Exchange traded funds can be a beneficial instrument in the investor’s toolkit, no matter how experienced the investor may be. Essentially, ETFs combine the features of an index fund – which follows a series of pre-set commands to track or match the components of a market index – and a stock traded on an exchange. ETFs package up a series of stocks to be then sold as one single equity, which removes some of the legwork and hassle involved in investing and trading. The major benefit of an ETF is that they have a low barrier of entry. Not only do they require low fees to manage, they are also beneficial for the purposes of tax. The ease of entering into an ETF is why they have become the perfect weapon for the investor attempting to get into cryptocurrency.
Exchange Traded Funds and Cryptocurrency
The ETF has the benefit of being more stable, which could combat the problems with cryptocurrency’s volatility. This means that investors and traders can participate in the crypto boom and take advantage of the benefits of cryptocurrency without actually having to own them and being liable for any potential crashes. Cryptocurrency exchanges are still at risk from cybercrime, scams and theft, so ETFs can help mitigate against this. The crypto ETF would track the specific token, e.g. Bitcoin, Ethereum (ETH), Ripple (XRP) etc. They would be impacted by price changes throughout the day as various investors buy or sell the tokens. ETF investors own a proportion of the profits from the stakes that are traded on – i.e. the tokens.
What are the Benefits of a Cryptocurrency ETF?

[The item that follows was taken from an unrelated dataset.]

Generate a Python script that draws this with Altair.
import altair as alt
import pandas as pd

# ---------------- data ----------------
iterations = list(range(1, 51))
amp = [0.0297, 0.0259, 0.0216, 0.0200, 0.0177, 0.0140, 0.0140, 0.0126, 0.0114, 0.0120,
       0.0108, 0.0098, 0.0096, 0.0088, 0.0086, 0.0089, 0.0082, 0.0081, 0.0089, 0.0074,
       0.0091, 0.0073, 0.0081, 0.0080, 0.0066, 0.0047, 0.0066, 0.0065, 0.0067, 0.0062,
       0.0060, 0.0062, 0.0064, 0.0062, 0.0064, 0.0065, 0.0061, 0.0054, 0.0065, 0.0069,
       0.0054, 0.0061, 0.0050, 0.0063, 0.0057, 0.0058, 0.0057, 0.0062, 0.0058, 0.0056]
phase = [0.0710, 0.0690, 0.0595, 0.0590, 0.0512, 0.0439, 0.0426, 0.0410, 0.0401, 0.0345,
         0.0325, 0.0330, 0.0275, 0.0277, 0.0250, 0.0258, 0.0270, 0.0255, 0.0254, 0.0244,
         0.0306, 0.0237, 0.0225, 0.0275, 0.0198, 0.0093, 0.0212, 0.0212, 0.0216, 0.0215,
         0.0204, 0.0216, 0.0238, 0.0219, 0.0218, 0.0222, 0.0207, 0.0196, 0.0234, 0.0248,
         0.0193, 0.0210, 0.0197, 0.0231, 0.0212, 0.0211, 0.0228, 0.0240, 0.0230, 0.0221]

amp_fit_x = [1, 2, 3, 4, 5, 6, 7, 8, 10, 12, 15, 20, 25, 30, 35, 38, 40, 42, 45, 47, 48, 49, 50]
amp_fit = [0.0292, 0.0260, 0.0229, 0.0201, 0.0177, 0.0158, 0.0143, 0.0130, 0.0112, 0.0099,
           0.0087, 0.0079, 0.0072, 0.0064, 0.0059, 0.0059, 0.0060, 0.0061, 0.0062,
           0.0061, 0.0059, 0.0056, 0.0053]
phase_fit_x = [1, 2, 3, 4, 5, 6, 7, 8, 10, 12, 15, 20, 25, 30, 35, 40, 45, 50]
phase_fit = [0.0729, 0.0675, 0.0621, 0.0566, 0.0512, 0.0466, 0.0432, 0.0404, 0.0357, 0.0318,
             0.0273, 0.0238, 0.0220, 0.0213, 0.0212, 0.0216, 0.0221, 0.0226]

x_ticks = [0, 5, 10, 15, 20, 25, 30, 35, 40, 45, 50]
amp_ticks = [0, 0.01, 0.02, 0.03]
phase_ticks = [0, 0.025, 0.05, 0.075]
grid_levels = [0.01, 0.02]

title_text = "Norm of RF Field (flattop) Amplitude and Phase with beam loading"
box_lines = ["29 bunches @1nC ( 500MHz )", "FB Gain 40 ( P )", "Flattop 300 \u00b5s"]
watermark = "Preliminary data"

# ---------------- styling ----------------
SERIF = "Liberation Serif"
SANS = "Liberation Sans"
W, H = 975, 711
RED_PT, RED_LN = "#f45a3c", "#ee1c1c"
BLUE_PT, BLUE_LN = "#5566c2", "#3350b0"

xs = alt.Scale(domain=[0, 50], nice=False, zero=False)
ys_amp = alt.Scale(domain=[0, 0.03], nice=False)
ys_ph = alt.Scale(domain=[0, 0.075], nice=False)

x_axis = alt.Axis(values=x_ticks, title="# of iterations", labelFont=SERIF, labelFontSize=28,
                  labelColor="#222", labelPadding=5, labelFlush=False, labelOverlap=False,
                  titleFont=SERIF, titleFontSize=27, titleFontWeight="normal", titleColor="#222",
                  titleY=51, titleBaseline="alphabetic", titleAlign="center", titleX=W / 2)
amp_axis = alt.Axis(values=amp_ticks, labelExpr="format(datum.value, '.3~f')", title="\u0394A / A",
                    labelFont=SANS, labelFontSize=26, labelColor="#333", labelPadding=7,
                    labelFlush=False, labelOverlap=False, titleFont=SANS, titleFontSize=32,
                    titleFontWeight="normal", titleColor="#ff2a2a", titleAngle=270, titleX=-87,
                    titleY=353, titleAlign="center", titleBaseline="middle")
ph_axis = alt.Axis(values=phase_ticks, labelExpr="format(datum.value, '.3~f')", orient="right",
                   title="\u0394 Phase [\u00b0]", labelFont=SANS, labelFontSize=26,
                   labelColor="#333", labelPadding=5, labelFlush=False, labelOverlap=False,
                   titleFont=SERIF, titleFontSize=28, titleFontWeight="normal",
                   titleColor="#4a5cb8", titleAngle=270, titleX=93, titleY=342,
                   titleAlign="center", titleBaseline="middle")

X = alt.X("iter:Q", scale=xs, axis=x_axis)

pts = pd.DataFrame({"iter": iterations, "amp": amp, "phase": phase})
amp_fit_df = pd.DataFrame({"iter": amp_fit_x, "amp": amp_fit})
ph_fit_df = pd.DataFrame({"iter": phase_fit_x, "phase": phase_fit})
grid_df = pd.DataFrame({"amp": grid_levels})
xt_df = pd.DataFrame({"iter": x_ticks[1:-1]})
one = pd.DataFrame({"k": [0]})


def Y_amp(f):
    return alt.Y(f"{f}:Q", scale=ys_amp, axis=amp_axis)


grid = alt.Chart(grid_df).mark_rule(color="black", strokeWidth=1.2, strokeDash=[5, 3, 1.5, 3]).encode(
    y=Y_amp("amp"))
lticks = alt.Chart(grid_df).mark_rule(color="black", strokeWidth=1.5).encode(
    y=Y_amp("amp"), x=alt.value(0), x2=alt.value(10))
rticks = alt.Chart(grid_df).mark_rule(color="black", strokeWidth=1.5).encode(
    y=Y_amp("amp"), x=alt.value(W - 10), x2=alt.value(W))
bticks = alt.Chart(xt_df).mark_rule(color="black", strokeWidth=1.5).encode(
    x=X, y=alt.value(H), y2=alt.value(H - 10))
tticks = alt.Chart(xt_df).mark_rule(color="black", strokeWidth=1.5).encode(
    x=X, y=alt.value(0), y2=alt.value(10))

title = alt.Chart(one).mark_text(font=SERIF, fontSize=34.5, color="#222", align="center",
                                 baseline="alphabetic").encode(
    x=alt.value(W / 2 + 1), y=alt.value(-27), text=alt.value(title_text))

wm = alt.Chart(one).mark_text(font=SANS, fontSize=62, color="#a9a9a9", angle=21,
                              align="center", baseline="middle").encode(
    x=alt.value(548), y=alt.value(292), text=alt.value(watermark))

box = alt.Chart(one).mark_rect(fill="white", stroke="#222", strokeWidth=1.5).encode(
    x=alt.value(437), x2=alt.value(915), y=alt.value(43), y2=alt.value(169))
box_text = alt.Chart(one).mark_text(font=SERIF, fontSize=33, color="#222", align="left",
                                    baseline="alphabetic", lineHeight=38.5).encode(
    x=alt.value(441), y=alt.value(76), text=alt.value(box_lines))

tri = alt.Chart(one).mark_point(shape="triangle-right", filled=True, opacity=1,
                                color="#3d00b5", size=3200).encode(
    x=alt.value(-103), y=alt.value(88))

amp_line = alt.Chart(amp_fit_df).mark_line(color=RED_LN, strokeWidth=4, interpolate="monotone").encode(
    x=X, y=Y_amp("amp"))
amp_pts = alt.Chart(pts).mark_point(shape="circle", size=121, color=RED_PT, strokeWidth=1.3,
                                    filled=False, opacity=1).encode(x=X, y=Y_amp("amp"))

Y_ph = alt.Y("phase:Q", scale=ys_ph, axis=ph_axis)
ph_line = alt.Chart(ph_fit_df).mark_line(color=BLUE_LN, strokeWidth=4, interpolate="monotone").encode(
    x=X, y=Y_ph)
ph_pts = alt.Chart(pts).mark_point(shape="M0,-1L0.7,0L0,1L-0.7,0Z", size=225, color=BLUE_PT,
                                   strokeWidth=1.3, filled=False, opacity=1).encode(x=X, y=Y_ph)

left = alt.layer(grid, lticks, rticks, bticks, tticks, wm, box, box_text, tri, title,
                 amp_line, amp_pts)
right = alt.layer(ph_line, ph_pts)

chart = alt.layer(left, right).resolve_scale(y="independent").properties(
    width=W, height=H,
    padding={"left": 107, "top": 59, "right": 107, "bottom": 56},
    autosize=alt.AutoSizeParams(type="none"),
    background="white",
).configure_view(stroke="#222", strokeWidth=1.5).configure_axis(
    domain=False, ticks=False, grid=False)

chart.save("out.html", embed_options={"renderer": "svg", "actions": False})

One of the major benefits of a cryptocurrency ETF is the safety feature compared to traditional digital crypto wallets. The fact that the asset itself isn’t owned means it cannot be stolen and the ETF provides a greater degree of cybersecurity. Moreover, the crypto ETF can be used to track multiple tokens at once, which is beneficial for those who are involved with cryptocurrency as a whole and not just one type of token. Essentially, a crypto ETF would remove the hassle of administration involved in monitoring various different tokens.
Cryptocurrency ETFs make the process of investing and trading on cryptocurrency easier and safer. The added security and ease means the barrier for entry is lower, and as with all ETFs, it is cheaper. Altogether, this will contribute to the continued success of the cryptocurrency industry.